After interviewing Dr. Nilanjana R. Bardhan a professor and researcher at Southern Illinois University I found what she had to say interesting, particularly respective to culture in PR. She was born in India where she spent the first 22 years of her life. She has been with SIU since 1998. Dr. Bardhan’s teaching and research interests include intercultural/international communication, public relations, and critical cultural communication. She particularly focuses on identity/difference/culture, diversity, equity and inclusion, globalization, and postcolonial theory. Her latest research project is a co-edited book on leadership communication, and she is particularly focusing on how leaders can learn to be better intercultural communicators in a global world. Dr. Bardhan has published several books including Public Relations in Global Cultural Contexts (Routledge) and Identity Research and Communication (Lexington Press), and is the co-author of Cultivating Cosmopolitanism for Intercultural Communication (Routledge). Two of those books have won best book awards from NCA’s International and Intercultural Communication Division.
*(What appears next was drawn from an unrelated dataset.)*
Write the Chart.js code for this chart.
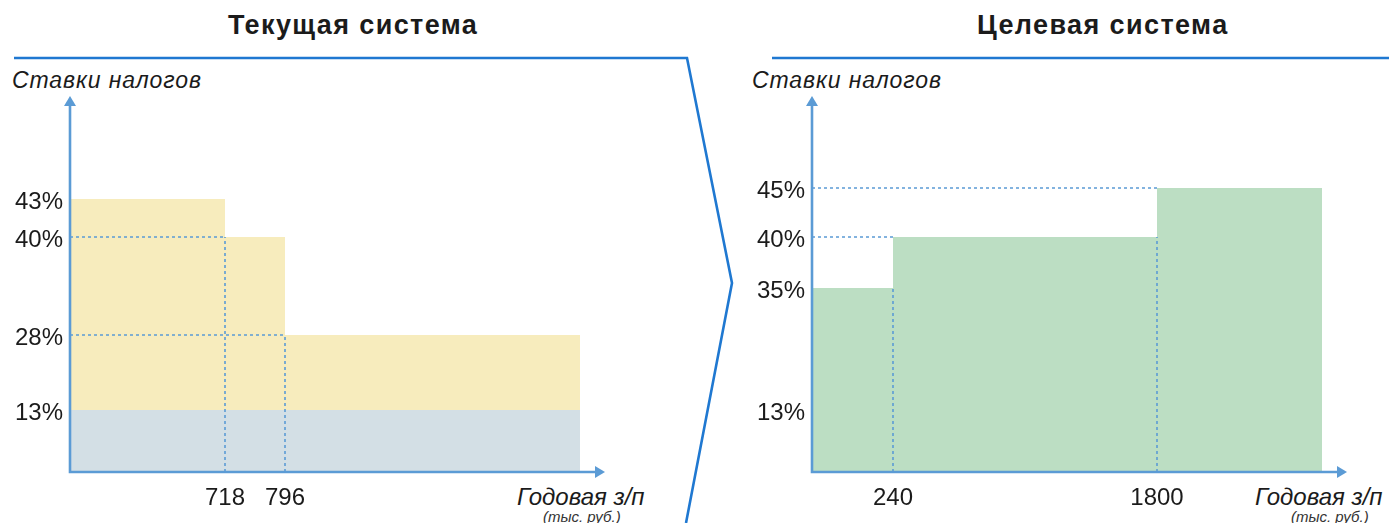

                                     Photo: Southern Illinois University

Dr Bardhan started getting interested in PR during her last year as an undergraduate when she was working as an intern at an Ad/PR agency in India. She decided to study in the U.S. and came here in 1992 to get her masters in PR. She started out working part-time at the Ohio University College of Medicine as a PR assistant and writer to keep the practice going. After falling in love with teaching her plan quickly changed and she decided to take the academic path instead. She is now an academic educator, and no two days are the same. She focuses on teaching two days a week and the rest of the time she is very involved around campus. She does administrative work, serves on various committees, and advises graduate students working on their MAs and PhDs alongside doing her research which she also works on over the weekends.

After discussing thoughts about AI and how this will impact the future of our students and industries, Dr. Bardhan had some interesting this to say. She said she feels that Al is a double-edged sword like most new technologies. It is definitely a game changer in many ways and they can only see the tip of the iceberg right now in terms of implications for the PR industry. She feels it is important that students be careful to not use AI in a way that could hurt them such as thinking that AI can do all the thinking and writing for them. This will cause many people to never learn the skills needed to succeed in the industry if they take those shortcuts. A good way of using it is as an aid to generate creative ideas. And she believed faculty should help students in this aspect. AI is definitely helpful and a way to speed things up with gathering information that previously took longer but it is important to not let it do the thinking for us. She said they recently had a speaker on their campus that said the word “intelligence” in AI is misleading. There is no “intelligence” there – we still need to use human intelligence and remember what we are calling “intelligence” is, after all, “artificial” and not the real thing. Which is a very interesting thought to think about.

After talking about the future of the PR industry and what it means for PR professionals, she said she believes many exciting opportunities are opening with technology and increasing globalization, but there are downsides too. We need stronger and more ethical leadership in the industry and more professionals who are better trained to communicate across cultural differences. It is important for PR professionals to be critical thinkers, culturally sensitive, and aware of what’s going on not just in their country but also in the world. She believes our industry will keep getting more diverse, more globally connected, and tech-savvy, and PR, marketing, and advertising will blend into each other for seamless communication.

Dr. Bandhan’s best piece of advice for college students is to get as many internships as possible under their belt, volunteer whenever they can, and understand the importance of intercultural competence in our diverse society. She also stressed the importance of learning how to be a good leader and team player. “Be someone others can trust and remember that to have a fulfilling career one must know how to give back.”